I’ve been thinking lately about how being a dentist and being a father are both practices of caring. I wouldn’t go so far as to suggest I love my patients the way I love my children, but I do think similar skills are required to foster positive relationships throughout our lives, and my practice as a dentist is no different in that respect.
Trust and communication are the foundation of successful relationships. With my children there is a great deal of time for establishing this trust, but with my patients a more concerted effort is required up front. While it is important for me to explain procedures clearly and lay out all the patient’s options, it is at least as important to listen, to ask the right questions, and to remember each patient is a unique person with unique needs. This may seem like a lot to deliver, while also insuring top-quality, efficient care that is sure to invest in that patient’s long-term well being, but listening and getting to know my patients is actually one of the most rewarding aspects of what I do.

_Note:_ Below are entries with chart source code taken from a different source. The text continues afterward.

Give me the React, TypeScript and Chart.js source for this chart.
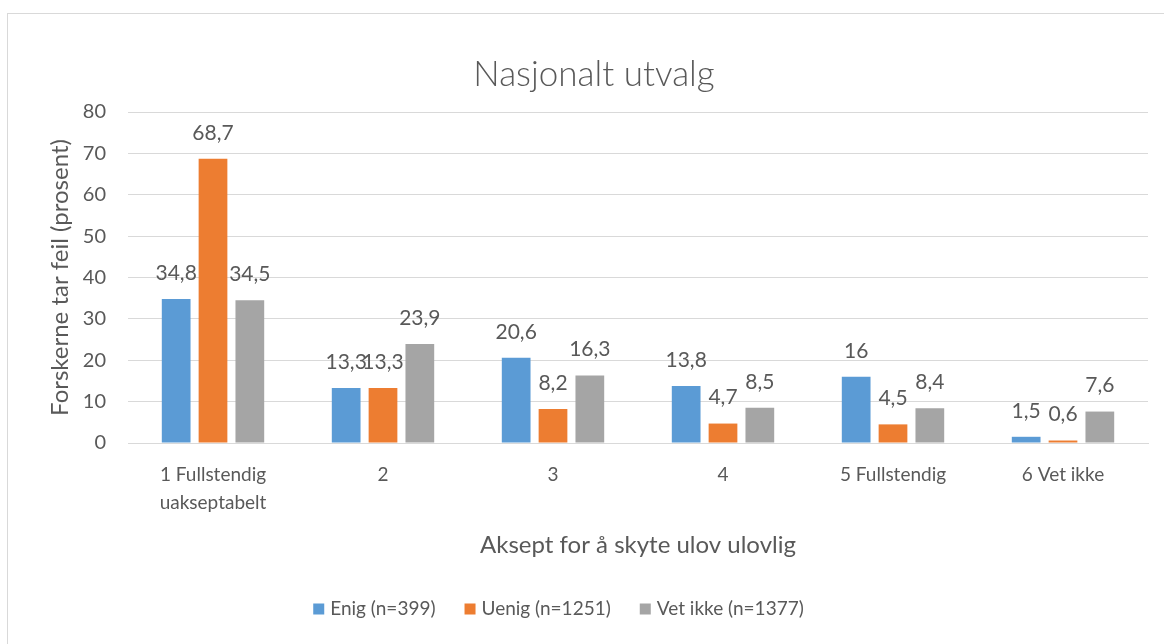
import React, { useEffect, useRef } from "react";
import { Chart, registerables } from "chart.js";

Chart.register(...registerables);

const categories: (string | string[])[] = [
  ["1 Fullstendig", "uakseptabelt"],
  "2",
  "3",
  "4",
  "5 Fullstendig",
  "6 Vet ikke",
];
const enig = [34.8, 13.3, 20.6, 13.8, 16, 1.5];
const uenig = [68.7, 13.3, 8.2, 4.7, 4.5, 0.6];
const vetIkke = [34.5, 23.9, 16.3, 8.5, 8.4, 7.6];
const seriesNames = ["Enig (n=399)", "Uenig (n=1251)", "Vet ikke (n=1377)"];
const seriesColors = ["#5B9BD5", "#ED7D31", "#A5A5A5"];
const yTicks = [0, 10, 20, 30, 40, 50, 60, 70, 80];

const FONT = "Lato, 'Noto Sans', sans-serif";
const TEXT = "#595959";

const dataLabels = {
  id: "dataLabels",
  afterDatasetsDraw(chart: any) {
    const ctx = chart.ctx;
    ctx.save();
    ctx.font = `21px ${FONT}`;
    ctx.fillStyle = TEXT;
    ctx.textAlign = "center";
    ctx.textBaseline = "middle";
    chart.data.datasets.forEach((ds: any, i: number) => {
      const meta = chart.getDatasetMeta(i);
      meta.data.forEach((el: any, j: number) => {
        const v = ds.data[j];
        ctx.fillText(String(v).replace(".", ","), el.x, el.y - 26);
      });
    });
    ctx.restore();
  },
};

const bottomLegend = {
  id: "bottomLegend",
  afterDraw(chart: any) {
    const ctx = chart.ctx;
    ctx.save();
    ctx.font = `19px ${FONT}`;
    ctx.textBaseline = "middle";
    ctx.textAlign = "left";
    const box = 11;
    const gap = 6;
    const itemGap = 29;
    const datasets = chart.data.datasets;
    const widths = datasets.map((d: any) => box + gap + ctx.measureText(d.label).width);
    const total = widths.reduce((a: number, b: number) => a + b, 0) + itemGap * (datasets.length - 1);
    const centerX = 558.5;
    const y = 609;
    let x = centerX - total / 2;
    datasets.forEach((d: any, i: number) => {
      ctx.fillStyle = d.backgroundColor;
      ctx.fillRect(x, y - box / 2, box, box);
      ctx.fillStyle = TEXT;
      ctx.fillText(d.label, x + box + gap, y);
      x += widths[i] + itemGap;
    });
    ctx.restore();
  },
};

export default function App() {
  const ref = useRef<HTMLCanvasElement>(null);
  useEffect(() => {
    document.body.style.margin = "0";
    const chart = new Chart(ref.current!, {
      type: "bar",
      data: {
        labels: categories,
        datasets: [
          { label: seriesNames[0], data: enig, backgroundColor: seriesColors[0] },
          { label: seriesNames[1], data: uenig, backgroundColor: seriesColors[1] },
          { label: seriesNames[2], data: vetIkke, backgroundColor: seriesColors[2] },
        ],
      },
      options: {
        animation: false,
        responsive: false,
        maintainAspectRatio: false,
        layout: { padding: { left: 40, right: 16, top: 54, bottom: 73.5 } },
        datasets: {
          bar: { categoryPercentage: 0.65, barPercentage: 0.78, borderWidth: 0 },
        },
        plugins: {
          title: {
            display: true,
            text: "Nasjonalt utvalg",
            color: TEXT,
            font: { family: FONT, size: 35, weight: "300" as any, lineHeight: 1.2 },
            padding: { top: 0, bottom: 16 },
          },
          legend: { display: false },
          tooltip: { enabled: false },
        },
        scales: {
          x: {
            grid: { display: false, drawTicks: false },
            border: { color: "#d9d9d9", width: 1 },
            ticks: {
              color: TEXT,
              font: { family: FONT, size: 19, lineHeight: 1.47 },
              padding: 18,
              maxRotation: 0,
              autoSkip: false,
            },
            title: {
              display: true,
              text: "Aksept for å skyte ulov ulovlig",
              color: TEXT,
              font: { family: FONT, size: 24, lineHeight: 1.2 },
              padding: { top: 0, bottom: 11 },
            },
            afterFit: (s: any) => {
              s.height = 127.5;
            },
          },
          y: {
            min: 0,
            max: 80,
            afterBuildTicks: (s: any) => {
              s.ticks = yTicks.map((v) => ({ value: v }));
            },
            grid: { color: "#d9d9d9", drawTicks: false },
            border: { display: false },
            ticks: {
              color: TEXT,
              font: { family: FONT, size: 20 },
              padding: 22,
            },
            title: {
              display: true,
              text: "Forskerne tar feil (prosent)",
              color: TEXT,
              font: { family: FONT, size: 24, lineHeight: 1.2 },
              padding: { top: 5.6, bottom: 0 },
            },
            afterFit: (s: any) => {
              s.width = 88;
            },
          },
        },
      },
      plugins: [dataLabels, bottomLegend],
    });
    return () => chart.destroy();
  }, []);

  return (
    <div
      style={{
        position: "fixed",
        left: 0,
        top: 0,
        width: 1164,
        height: 644,
        overflow: "hidden",
        background: "#fff",
      }}
    >
      <div
        style={{
          position: "absolute",
          left: 7,
          top: 13,
          width: 1200,
          height: 700,
          border: "1px solid #d9d9d9",
        }}
      />
      <canvas
        ref={ref}
        width={1164}
        height={644}
        style={{ position: "absolute", left: 0, top: 0 }}
      />
    </div>
  );
}
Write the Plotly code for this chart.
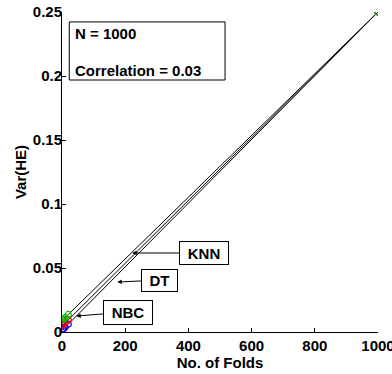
import plotly.graph_objects as go

folds = [2, 5, 10, 20, 1000]
knn = [0.0094, 0.0101, 0.0113, 0.0137, 0.25]
dt = [0.0052, 0.0059, 0.0071, 0.0095, 0.25]
nbc = [0.0018, 0.0025, 0.0037, 0.0061, 0.25]

x_ticks = [0, 200, 400, 600, 800, 1000]
y_ticks = [0, 0.05, 0.1, 0.15, 0.2, 0.25]
y_ticktext = ["0", "0.05", "0.1", "0.15", "0.2", "0.25"]

FONT = "Liberation Sans"
fig = go.Figure()

series = [("NBC", nbc, "blue"), ("DT", dt, "red"), ("KNN", knn, "#00c000")]
for name, vals, col in series:
    fig.add_trace(go.Scatter(x=folds, y=vals, mode="lines",
                             line=dict(color="black", width=1),
                             showlegend=False, hoverinfo="skip"))
for name, vals, col in series:
    fig.add_trace(go.Scatter(x=folds, y=vals, mode="markers", name=name,
                             marker=dict(symbol="circle-open", size=6,
                                         color=col, line=dict(width=1.2, color=col)),
                             showlegend=False))

labels = [
    ("KNN", 222, 0.0617, 72, 0, 46, 20),
    ("DT", 175, 0.039, 42, -2, 33, 19),
    ("NBC", 45, 0.0125, 52, -4, 46, 21),
]
for txt, xt, yt, ax, ay, w, h in labels:
    fig.add_annotation(x=xt, y=yt, xref="x", yref="y", text="<b>" + txt + "</b>",
                       showarrow=True, ax=ax, ay=ay, arrowhead=2, arrowsize=0.9,
                       arrowwidth=1, arrowcolor="black",
                       font=dict(family=FONT, size=15, color="black"),
                       bgcolor="white", bordercolor="black", borderwidth=1,
                       borderpad=1, width=w, height=h)

fig.add_shape(type="rect", xref="paper", yref="paper",
              x0=0.023, x1=0.516, y0=0.7875, y1=0.969,
              line=dict(color="black", width=1), fillcolor="white", layer="above")
fig.add_annotation(x=0.036, y=0.934, xref="paper", yref="paper", text="<b>N = 1000</b>",
                   showarrow=False, xanchor="left", yanchor="middle",
                   font=dict(family=FONT, size=15, color="black"))
fig.add_annotation(x=0.036, y=0.816, xref="paper", yref="paper", text="<b>Correlation = 0.03</b>",
                   showarrow=False, xanchor="left", yanchor="middle",
                   font=dict(family=FONT, size=15, color="black"))

axis_common = dict(showgrid=False, zeroline=False, showline=True, linecolor="black",
                   linewidth=1, ticks="inside", ticklen=4, tickcolor="black",
                   tickfont=dict(family=FONT, size=15, color="black"),
                   mirror=False, ticklabeloverflow="allow")
fig.update_xaxes(range=[0, 1000], tickvals=x_ticks,
                 ticktext=["<b>%d</b>" % v for v in x_ticks],
                 title=dict(text="<b>No. of Folds</b>", standoff=0,
                            font=dict(family=FONT, size=15, color="black")),
                 **axis_common)
fig.update_yaxes(range=[0, 0.25], tickvals=y_ticks,
                 ticktext=["<b>%s</b>" % t for t in y_ticktext],
                 ticklabelstandoff=-4,
                 title=dict(text="<b>Var(HE)</b>", standoff=2,
                            font=dict(family=FONT, size=15, color="black")),
                 **axis_common)

fig.update_layout(width=392, height=374,
                  margin=dict(l=62, r=14, t=12, b=42, autoexpand=False),
                  plot_bgcolor="white", paper_bgcolor="white")
fig.write_html("out.html")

Also, I think both being a dentist and being a father involve negotiating discomfort, and calming anxiety. Going to the dentist no longer requires the levels of discomfort it once did, and most often there is no pain involved, but this doesn’t mean I can assume the patient no longer has anxiety developed from the time when topical anesthetics were less developed, or from uncomfortable experiences with other dentists. In a holistic and supportive dental practice, patients leave the office feeling good about the experience, free of any discomfort, and free of any anxiety they may have previously associated with being at the dentist.
Dental health, like overall health, is about making continuous, positive changes in your life. Trips to the dentist should feel positive. It should feel good to invest in your long-term health. And it feels good contributing to the long-term health of so many good people.